Cuffy Meigs and people like him gain prominence. As the country becomes more fully socialistic, thugs like Cuffy Meigs, whose only goal is to plunder, take control. When the government robs the productive, it also attracts criminals to itself. Dagny realizes that it makes no difference if the railroad’s storehouses are raided to support the needy or to bloat the gangsters; either way, the producers are expropriated, making the creation of goods and services impossible. Whether motivated by starvation or exploitation, the welfare workers and the criminals are united in the act of robbing the productive.
Cuffy Meigs sends the Minnesota freight cars to Louisiana because he gets a kickback from the politicians funding the soybean project. If Eugene Lawson, the sniveling former banker, were running the railroad, he would send the cars to Louisiana because the starving people of the blighted southern areas desperately need soybeans. Either way, the wheat growers of Minnesota are abandoned, the railroad is transformed into an instrument of bureaucratic whim, and the citizens are left without grain. When altruism is the dominant moral code, the producers are robbed. Every parasite can join the feeding frenzy.

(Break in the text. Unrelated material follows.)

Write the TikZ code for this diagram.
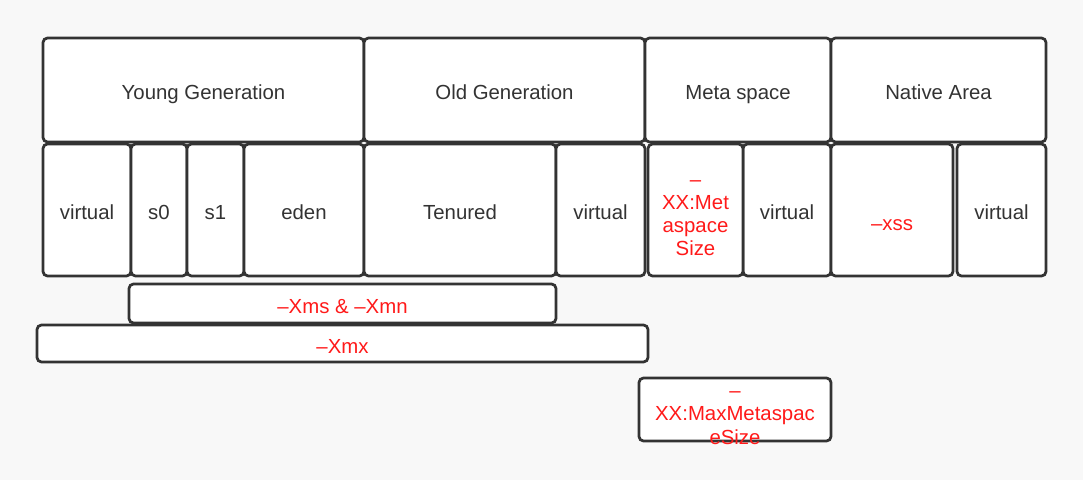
\documentclass[tikz,border=0pt]{standalone}
\usepackage{fontspec}
\setmainfont{Liberation Sans}
\definecolor{pagebg}{HTML}{F8F8F8}
\definecolor{edge}{HTML}{333333}
\definecolor{flag}{HTML}{FF1A1A}
\tikzset{
  blk/.style={draw=edge,fill=white,line width=0.055cm,rounded corners=0.09cm},
  lbl/.style={text=edge,font=\fontsize{11.6}{13.2}\selectfont,align=center,inner sep=0pt,anchor=base},
  opt/.style={lbl,text=flag}
}
\begin{document}
\begin{tikzpicture}[x=0.02cm,y=-0.02cm]

  % grey page, fixes the size
  \fill [pagebg] (0,0) rectangle (1083,480);
  \useasboundingbox (0,0) rectangle (1083,480);

  % memory areas, top row (labels sit on their baseline)
  \foreach \xa/\xb/\nm/\txt in {43/364/young/Young Generation, 364/645/old/Old Generation,
      645/831/meta/Meta space, 831/1046/native/Native Area} {
    \draw [blk] (\xa,38) rectangle (\xb,142);
    \node [lbl] (\nm) at ({(\xa+\xb)/2},99) {\txt};
  }

  % parts of each area
  \foreach \xa/\xb/\nm/\txt in {43/131/yvirt/virtual, 131/187/szero/s0, 187/244/sone/s1,
      244/364/eden/eden, 364/556/tenured/Tenured, 556/645/ovirt/virtual,
      743/831/mvirt/virtual, 957/1046/nvirt/virtual} {
    \draw [blk] (\xa,144) rectangle (\xb,276);
    \node [lbl] (\nm) at ({(\xa+\xb)/2},219) {\txt};
  }
  \draw [blk] (648,144) rectangle (743,276);
  \node [opt,anchor=center] (metasize) at (695.5,218) {–\\XX:Met\\aspace\\Size};
  \draw [blk] (831,144) rectangle (953,276);
  \node [opt] (xss) at (892,230) {–xss};

  % heap options
  \draw [blk] (129,284) rectangle (556,323);
  \node [opt] (xms) at (342.5,313) {–Xms \& –Xmn};
  \draw [blk] (37,325) rectangle (648,362);
  \node [opt] (xmx) at (342.5,353) {–Xmx};

  % metaspace limit, text runs out of the box
  \draw [blk] (639,378) rectangle (831,441);
  \node [opt,anchor=center] (maxmeta) at (735,418) {–\\XX:MaxMetaspac\\eSize};

\end{tikzpicture}
\end{document}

This chapter’s title refers to the biblical story of Cain and Abel. Ayn Rand shows what the religious injunction to be your brother’s keeper looks like in practice. Three instances in this chapter embody this injunction. The first instance occurs when the seed grain and the future existence of the Nebraska farmers is seized to feed the starving populace of Sand Creek, Illinois. In this age of enlightenment, says Eugene Lawson, men realize that they are all their brothers’ keepers. The second instance occurs when James Taggart, desperate to hold on to the looters’ policies that grant him power, begs Dagny to somehow find a way to make the policies work. Dagny, I’m your brother, he pleads. Despite his role in Cherryl’s death, the endless roadblocks he has placed in Dagny’s path, and the literal impossibility of making the policies work, he appeals to sibling obligation, hoping to force Dagny into action. The third instance occurs when Philip Rearden, an irresponsible moocher concerned that his gravy train will end if Rearden retires and vanishes, pleads for a job that he can’t successfully perform. His brazen request is possible only because he feels justified in arguing that an obligation to one’s brother should supersede all other considerations. In all cases, Ayn Rand shows that the unproductive try to argue that an individual is obligated to help either his literal brother or his figurative brothers—humanity. She insists that the motive behind this injunction is to enslave the productive to the moochers, who feel that they have biblical license to take what they want.